There is no better feeling in photography than getting the perfect shot. When it comes to Mother Nature things like that aren’t exactly easy to control. My goal is to explain everything from planning to technical execution in an effort to give you every advantage when going for that perfect shot.
First off let’s talk about how to plan for your perfect Milky Way shot. There are a few quintessential pieces to getting the shot. Be sure to check off these 3 crucial items before heading out.
- The Moon should be somewhere around the New Moon Phase. The less moon in the night sky, the less night pollution you’ll get into your photos. I track the phases of the moon with an app called PhotoPills. Another really cool feature is augmented reality to track the Milky Way’s current position. Our camera’s can pick up significantly more light than our eyes and sometimes you won’t actually see the Milky Way you’re shooting.
- Check the weather. You need a clear sky, no clouds, no rain and preferably no wind. There are hundreds of weather apps — I personally use Weatherbug.
- You’re going to need to find a dark sky. Luckily there’s a website called Dark Site Finder where you can see where the light pollution is the worst. I’ve used this and it’s always been my “North Star”. This is my favorite part — most of these places are well off the beaten path with no service and it makes for quite the adventure.
Below are the bare minimums for a successful night shooting the Milky Way along with some of my recommendations
- DSLR that you can manually control (i.e. Sony A7Rii or Nikon D850)
- Lens that is at least 2.8 (and most times a wide angle). For Nikon I loved the Tokina 11–16 2.8.
- Sturdy Tripod (Manfrotto/Benro is usually a safe bet)
- A pack a handwarmers (use these to wrap around the lens to prevent moisture)
- Headlamp and jacket
Before we dive into the pit of gear envy I wanted to talk about how we accomplish these shots. I should preface these as suggestions, with camera settings no scenario is going to be exactly the same as the next.
With ISO I try to stay in the range of 1600–6400. This is all dependent on your Aperture, Shutter Speed and factors such as the moon phase, light pollution etc.
For this you want the fastest (and usually widest) lens you can find. Popular ones are the Tokina 11–16 2.8 (for DX DSLRs), Tokina 16–28 2.8, Nikon 14–24 and a handful of Rokinon lenses. The goal is to hang at 2.8 or lower.
Most of the time you want to follow the rule of 600, this states that you take the number 600 and divide it by your lens [focal length] to get the maximum number of seconds before you start seeing trailing stars (aka blur from the movement of Earth). For example if you are using a 14mm lens (on FX) you could push the shutter speed to ~40s before seeing star trails. That should really be your ceiling in terms of Shutter Speed, you can work your way backwards from there if needed and find a good spot.
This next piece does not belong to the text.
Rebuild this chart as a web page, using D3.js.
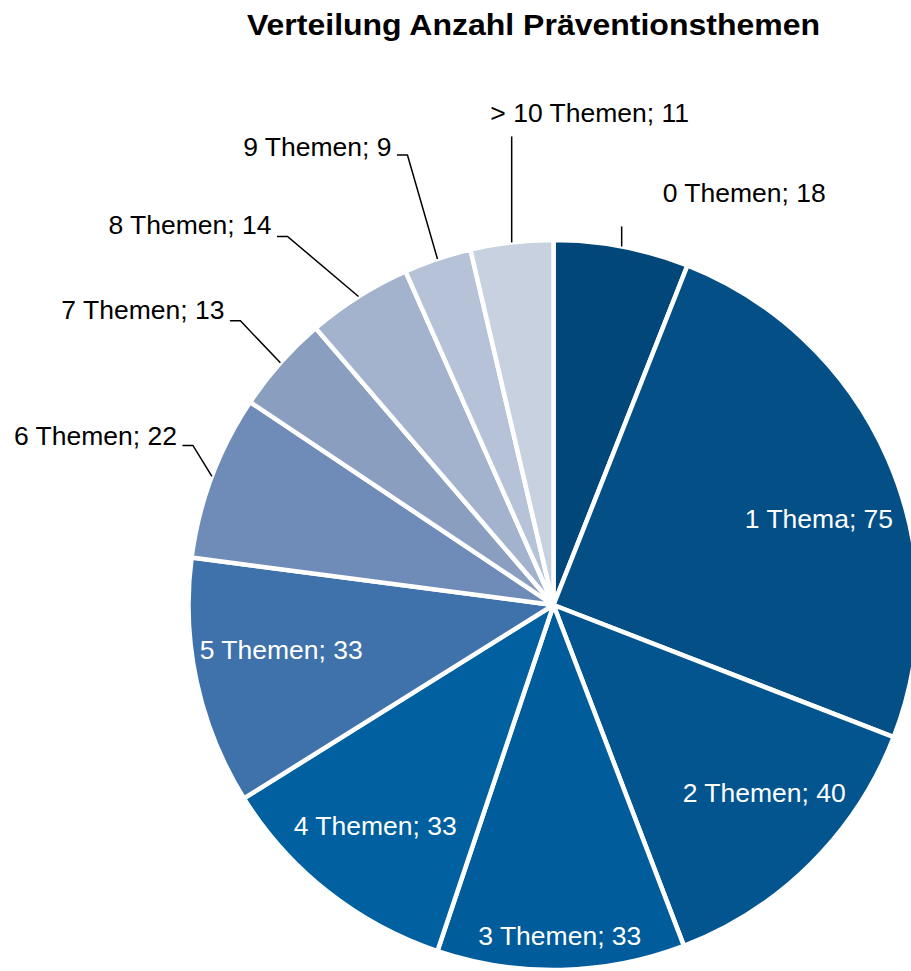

Miscellaneous Tips and Tricks
You’ll want to set your camera lens to infinity and lock it there. Additionally it’s useful to use your headlamp to help get a good focus on infinity. If you’re shooting timelapses, get a tripod with a hook at the bottom and hang your backpack from there. It ensure you have a sturdy base. Lastly if you aren’t using an intervalometer or trigger like a Syrp then use the self timer to ensure you have no camera shake.